Task prompt: Write out the material exactly, leaving every picture behind.

Extracted entries:
(begin)
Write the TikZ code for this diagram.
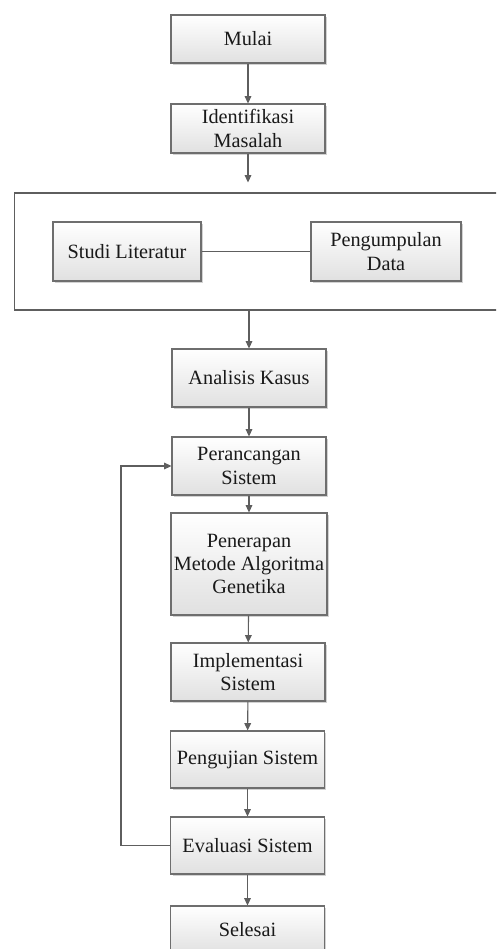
\documentclass[tikz,border=0pt]{standalone}
\usepackage{fontspec}
\setmainfont{Liberation Serif}
\usetikzlibrary{arrows.meta,shadows,positioning}
\definecolor{linegray}{HTML}{5E5E5E}
\definecolor{boxline}{HTML}{6E6E6E}
\tikzset{
  flowbox/.style={draw=boxline, line width=0.8pt, top color=white, bottom color=black!12,
    drop shadow={shadow xshift=1.3pt, shadow yshift=-1.3pt, fill=black!35, opacity=0.5},
    align=center, inner sep=1pt, text=black!90,
    font=\fontsize{15.2}{17.4}\selectfont},
  conn/.style={draw=linegray, line width=0.8pt},
  arr/.style={conn, -{Triangle[width=5pt,length=5.5pt]}, color=linegray},
}
\begin{document}
\begin{tikzpicture}[x=0.75pt,y=-0.75pt]
\useasboundingbox (0,0) rectangle (496,949);
\clip (0,0) rectangle (496,949);
\node[flowbox, minimum width=115.5pt, minimum height=36pt] (mulai) at (248,39) {Mulai};
\node[flowbox, minimum width=115.5pt, minimum height=36.75pt] (ident) at (248,128.5) {Identifikasi\\Masalah};
\node[draw=linegray, line width=0.8pt, minimum width=365pt, minimum height=87.75pt, inner sep=0pt] (frame) at (257.5,251.5) {};
\node[flowbox, minimum width=111pt, minimum height=44.25pt] (studi) at (127,251.5) {Studi Literatur};
\node[flowbox, minimum width=112.5pt, minimum height=44.25pt] (kumpul) at (386,251.5) {Pengumpulan\\Data};
\node[flowbox, minimum width=115.5pt, minimum height=43.5pt] (analisis) at (249,378) {Analisis Kasus};
\node[flowbox, minimum width=115.5pt, minimum height=43.5pt] (rancang) at (249,466) {Perancangan\\Sistem};
\node[flowbox, minimum width=117pt, minimum height=76.5pt] (terap) at (249,564) {Penerapan\\Metode Algoritma\\Genetika};
\node[flowbox, minimum width=115.5pt, minimum height=43.5pt] (impl) at (248,672) {Implementasi\\Sistem};
\node[flowbox, minimum width=115pt, minimum height=42.75pt] (uji) at (247.5,759.5) {Pengujian Sistem};
\node[flowbox, minimum width=115pt, minimum height=42.75pt] (eval) at (247.5,845.5) {Evaluasi Sistem};
\node[flowbox, minimum width=115pt, minimum height=36pt] (selesai) at (247.5,930) {Selesai};
\coordinate (fbx) at (121,0);
\draw[arr] (mulai) -- (ident);
\draw[arr, shorten >=7.5pt] (ident.south) -- (ident.south |- frame.north);
\draw[conn] (studi) -- (kumpul);
\draw[arr] (frame.south -| analisis.north) -- (analisis.north);
\draw[arr] (analisis) -- (rancang);
\draw[arr] (rancang) -- (terap);
\draw[arr] (terap) -- (impl);
\draw[arr] (impl) -- (uji);
\draw[arr] (uji) -- (eval);
\draw[arr] (eval) -- (selesai);
\draw[arr] (eval.west) -- (fbx |- eval.west) -- (fbx |- rancang.west) -- (rancang.west);
\end{tikzpicture}
\end{document}
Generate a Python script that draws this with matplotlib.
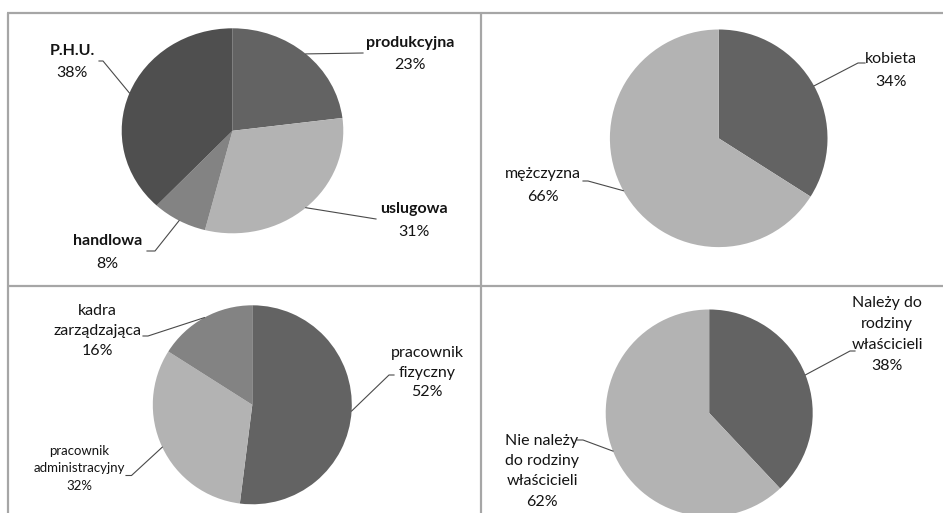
import numpy as np
import matplotlib
matplotlib.use("Agg")
import matplotlib.pyplot as plt

plt.rcParams['font.family'] = ['Lato', 'DejaVu Sans']

# ---------------- data ----------------
firm_types = ['produkcyjna', 'uslugowa', 'handlowa', 'P.H.U.']
firm_share = [23, 31, 8, 38]

gender = ['kobieta', 'mężczyzna']
gender_share = [34, 66]

position = ['pracownik\nfizyczny', 'pracownik\nadministracyjny', 'kadra\nzarządzająca']
position_share = [52, 32, 16]

family = ['Należy do\nrodziny\nwłaścicieli', 'Nie należy\ndo rodziny\nwłaścicieli']
family_share = [38, 62]

# ---------------- layout ----------------
W, H = 943, 513
fig = plt.figure(figsize=(W / 100, H / 100), dpi=100)
fig.patch.set_facecolor('white')

DARK = '#4f4f4f'
MID = '#636363'
GREY = '#838383'
LIGHT = '#b3b3b3'
TXT = '#141414'
LEAD = '#4a4a4a'

# overlay in pixel coords
ov = fig.add_axes([0, 0, 1, 1], zorder=5)
ov.set_xlim(0, W)
ov.set_ylim(H, 0)
ov.axis('off')
ov.patch.set_alpha(0)

# panel borders
bc = '#a6a6a6'
ov.plot([7, W], [13, 13], color=bc, lw=1.6, solid_capstyle='butt')
ov.plot([8, 8], [13, H], color=bc, lw=1.6, solid_capstyle='butt')
ov.plot([481, 481], [13, H], color=bc, lw=1.6, solid_capstyle='butt')
ov.plot([9, W], [286, 286], color=bc, lw=1.6, solid_capstyle='butt')


def draw_pie(vals, colors, cx, cy, rx, ry, labels_layout, names):
    ax = fig.add_axes([(cx - rx) / W, (H - (cy + ry)) / H, 2 * rx / W, 2 * ry / H], zorder=2)
    ax.pie(vals, colors=colors, startangle=90, counterclock=False,
           wedgeprops=dict(linewidth=0))
    ax.set_aspect('auto')
    ax.set_xlim(-1, 1)
    ax.set_ylim(-1, 1)
    ax.axis('off')
    total = float(sum(vals))
    cum = 0.0
    for v, name, lay in zip(vals, names, labels_layout):
        mid = 90 - 360 * (cum + v / 2) / total
        cum += v
        a = np.deg2rad(mid)
        ex, ey = cx + rx * np.cos(a), cy - ry * np.sin(a)
        pts = [(ex, ey)] + lay['lead']
        ov.plot([p[0] for p in pts], [p[1] for p in pts], color=LEAD, lw=0.8)
        lines = name.split('\n') + [f'{v}%']
        for i, ln in enumerate(lines):
            is_pct = (i == len(lines) - 1)
            ov.text(lay['x'], lay['y'] + i * lay['dy'], ln, ha='center', va='baseline',
                    fontsize=lay['fs'], color=TXT,
                    fontweight=('normal' if is_pct else lay.get('fw', 'normal')))


# top-left
draw_pie(firm_share, [MID, LIGHT, GREY, DARK], 232.5, 130.8, 110.8, 102.5, [
    dict(x=410, y=47, dy=22, fs=11.5, fw='bold', lead=[(363, 53)]),
    dict(x=414, y=213, dy=22.5, fs=11.5, fw='bold', lead=[(376, 219)]),
    dict(x=107.5, y=245, dy=23, fs=11.5, fw='bold', lead=[(155, 251), (147, 251)]),
    dict(x=72, y=55, dy=22, fs=11.5, fw='bold', lead=[(103, 61), (99, 61)]),
], firm_types)

# top-right
draw_pie(gender_share, [MID, LIGHT], 718.7, 138.3, 108.8, 108.8, [
    dict(x=891, y=63, dy=23, fs=11.5, lead=[(858, 63), (865, 63)]),
    dict(x=543, y=178, dy=23, fs=11.5, lead=[(588, 181), (583, 181)]),
], gender)

# bottom-left
draw_pie(position_share, [MID, LIGHT, GREY], 252.3, 404.8, 99.5, 99.5, [
    dict(x=427, y=356.5, dy=20, fs=11.5, lead=[(389, 375), (394, 375)]),
    dict(x=79, y=455, dy=17.5, fs=9.5, lead=[(131.5, 475.5), (126, 475.5)]),
    dict(x=97, y=315, dy=20, fs=11.5, lead=[(148, 336), (143, 336)]),
], position)

# bottom-right
draw_pie(family_share, [MID, LIGHT], 709.2, 413, 103.5, 103.5, [
    dict(x=887, y=306.5, dy=21.2, fs=11.5, lead=[(850, 351), (855, 351)]),
    dict(x=542, y=445, dy=20.2, fs=11.5, lead=[(583, 440), (577, 440)]),
], family)

fig.savefig('out.png', dpi=100, facecolor='white')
(end)
Exercise result:
Write the TikZ code for this diagram.
\documentclass[tikz,border=0pt]{standalone}
\usepackage{fontspec}
\setmainfont{Liberation Serif}
\usetikzlibrary{arrows.meta,shadows,positioning}
\definecolor{linegray}{HTML}{5E5E5E}
\definecolor{boxline}{HTML}{6E6E6E}
\tikzset{
  flowbox/.style={draw=boxline, line width=0.8pt, top color=white, bottom color=black!12,
    drop shadow={shadow xshift=1.3pt, shadow yshift=-1.3pt, fill=black!35, opacity=0.5},
    align=center, inner sep=1pt, text=black!90,
    font=\fontsize{15.2}{17.4}\selectfont},
  conn/.style={draw=linegray, line width=0.8pt},
  arr/.style={conn, -{Triangle[width=5pt,length=5.5pt]}, color=linegray},
}
\begin{document}
\begin{tikzpicture}[x=0.75pt,y=-0.75pt]
\useasboundingbox (0,0) rectangle (496,949);
\clip (0,0) rectangle (496,949);
\node[flowbox, minimum width=115.5pt, minimum height=36pt] (mulai) at (248,39) {Mulai};
\node[flowbox, minimum width=115.5pt, minimum height=36.75pt] (ident) at (248,128.5) {Identifikasi\\Masalah};
\node[draw=linegray, line width=0.8pt, minimum width=365pt, minimum height=87.75pt, inner sep=0pt] (frame) at (257.5,251.5) {};
\node[flowbox, minimum width=111pt, minimum height=44.25pt] (studi) at (127,251.5) {Studi Literatur};
\node[flowbox, minimum width=112.5pt, minimum height=44.25pt] (kumpul) at (386,251.5) {Pengumpulan\\Data};
\node[flowbox, minimum width=115.5pt, minimum height=43.5pt] (analisis) at (249,378) {Analisis Kasus};
\node[flowbox, minimum width=115.5pt, minimum height=43.5pt] (rancang) at (249,466) {Perancangan\\Sistem};
\node[flowbox, minimum width=117pt, minimum height=76.5pt] (terap) at (249,564) {Penerapan\\Metode Algoritma\\Genetika};
\node[flowbox, minimum width=115.5pt, minimum height=43.5pt] (impl) at (248,672) {Implementasi\\Sistem};
\node[flowbox, minimum width=115pt, minimum height=42.75pt] (uji) at (247.5,759.5) {Pengujian Sistem};
\node[flowbox, minimum width=115pt, minimum height=42.75pt] (eval) at (247.5,845.5) {Evaluasi Sistem};
\node[flowbox, minimum width=115pt, minimum height=36pt] (selesai) at (247.5,930) {Selesai};
\coordinate (fbx) at (121,0);
\draw[arr] (mulai) -- (ident);
\draw[arr, shorten >=7.5pt] (ident.south) -- (ident.south |- frame.north);
\draw[conn] (studi) -- (kumpul);
\draw[arr] (frame.south -| analisis.north) -- (analisis.north);
\draw[arr] (analisis) -- (rancang);
\draw[arr] (rancang) -- (terap);
\draw[arr] (terap) -- (impl);
\draw[arr] (impl) -- (uji);
\draw[arr] (uji) -- (eval);
\draw[arr] (eval) -- (selesai);
\draw[arr] (eval.west) -- (fbx |- eval.west) -- (fbx |- rancang.west) -- (rancang.west);
\end{tikzpicture}
\end{document}
Generate a Python script that draws this with matplotlib.
import numpy as np
import matplotlib
matplotlib.use("Agg")
import matplotlib.pyplot as plt

plt.rcParams['font.family'] = ['Lato', 'DejaVu Sans']

# ---------------- data ----------------
firm_types = ['produkcyjna', 'uslugowa', 'handlowa', 'P.H.U.']
firm_share = [23, 31, 8, 38]

gender = ['kobieta', 'mężczyzna']
gender_share = [34, 66]

position = ['pracownik\nfizyczny', 'pracownik\nadministracyjny', 'kadra\nzarządzająca']
position_share = [52, 32, 16]

family = ['Należy do\nrodziny\nwłaścicieli', 'Nie należy\ndo rodziny\nwłaścicieli']
family_share = [38, 62]

# ---------------- layout ----------------
W, H = 943, 513
fig = plt.figure(figsize=(W / 100, H / 100), dpi=100)
fig.patch.set_facecolor('white')

DARK = '#4f4f4f'
MID = '#636363'
GREY = '#838383'
LIGHT = '#b3b3b3'
TXT = '#141414'
LEAD = '#4a4a4a'

# overlay in pixel coords
ov = fig.add_axes([0, 0, 1, 1], zorder=5)
ov.set_xlim(0, W)
ov.set_ylim(H, 0)
ov.axis('off')
ov.patch.set_alpha(0)

# panel borders
bc = '#a6a6a6'
ov.plot([7, W], [13, 13], color=bc, lw=1.6, solid_capstyle='butt')
ov.plot([8, 8], [13, H], color=bc, lw=1.6, solid_capstyle='butt')
ov.plot([481, 481], [13, H], color=bc, lw=1.6, solid_capstyle='butt')
ov.plot([9, W], [286, 286], color=bc, lw=1.6, solid_capstyle='butt')


def draw_pie(vals, colors, cx, cy, rx, ry, labels_layout, names):
    ax = fig.add_axes([(cx - rx) / W, (H - (cy + ry)) / H, 2 * rx / W, 2 * ry / H], zorder=2)
    ax.pie(vals, colors=colors, startangle=90, counterclock=False,
           wedgeprops=dict(linewidth=0))
    ax.set_aspect('auto')
    ax.set_xlim(-1, 1)
    ax.set_ylim(-1, 1)
    ax.axis('off')
    total = float(sum(vals))
    cum = 0.0
    for v, name, lay in zip(vals, names, labels_layout):
        mid = 90 - 360 * (cum + v / 2) / total
        cum += v
        a = np.deg2rad(mid)
        ex, ey = cx + rx * np.cos(a), cy - ry * np.sin(a)
        pts = [(ex, ey)] + lay['lead']
        ov.plot([p[0] for p in pts], [p[1] for p in pts], color=LEAD, lw=0.8)
        lines = name.split('\n') + [f'{v}%']
        for i, ln in enumerate(lines):
            is_pct = (i == len(lines) - 1)
            ov.text(lay['x'], lay['y'] + i * lay['dy'], ln, ha='center', va='baseline',
                    fontsize=lay['fs'], color=TXT,
                    fontweight=('normal' if is_pct else lay.get('fw', 'normal')))


# top-left
draw_pie(firm_share, [MID, LIGHT, GREY, DARK], 232.5, 130.8, 110.8, 102.5, [
    dict(x=410, y=47, dy=22, fs=11.5, fw='bold', lead=[(363, 53)]),
    dict(x=414, y=213, dy=22.5, fs=11.5, fw='bold', lead=[(376, 219)]),
    dict(x=107.5, y=245, dy=23, fs=11.5, fw='bold', lead=[(155, 251), (147, 251)]),
    dict(x=72, y=55, dy=22, fs=11.5, fw='bold', lead=[(103, 61), (99, 61)]),
], firm_types)

# top-right
draw_pie(gender_share, [MID, LIGHT], 718.7, 138.3, 108.8, 108.8, [
    dict(x=891, y=63, dy=23, fs=11.5, lead=[(858, 63), (865, 63)]),
    dict(x=543, y=178, dy=23, fs=11.5, lead=[(588, 181), (583, 181)]),
], gender)

# bottom-left
draw_pie(position_share, [MID, LIGHT, GREY], 252.3, 404.8, 99.5, 99.5, [
    dict(x=427, y=356.5, dy=20, fs=11.5, lead=[(389, 375), (394, 375)]),
    dict(x=79, y=455, dy=17.5, fs=9.5, lead=[(131.5, 475.5), (126, 475.5)]),
    dict(x=97, y=315, dy=20, fs=11.5, lead=[(148, 336), (143, 336)]),
], position)

# bottom-right
draw_pie(family_share, [MID, LIGHT], 709.2, 413, 103.5, 103.5, [
    dict(x=887, y=306.5, dy=21.2, fs=11.5, lead=[(850, 351), (855, 351)]),
    dict(x=542, y=445, dy=20.2, fs=11.5, lead=[(583, 440), (577, 440)]),
], family)

fig.savefig('out.png', dpi=100, facecolor='white')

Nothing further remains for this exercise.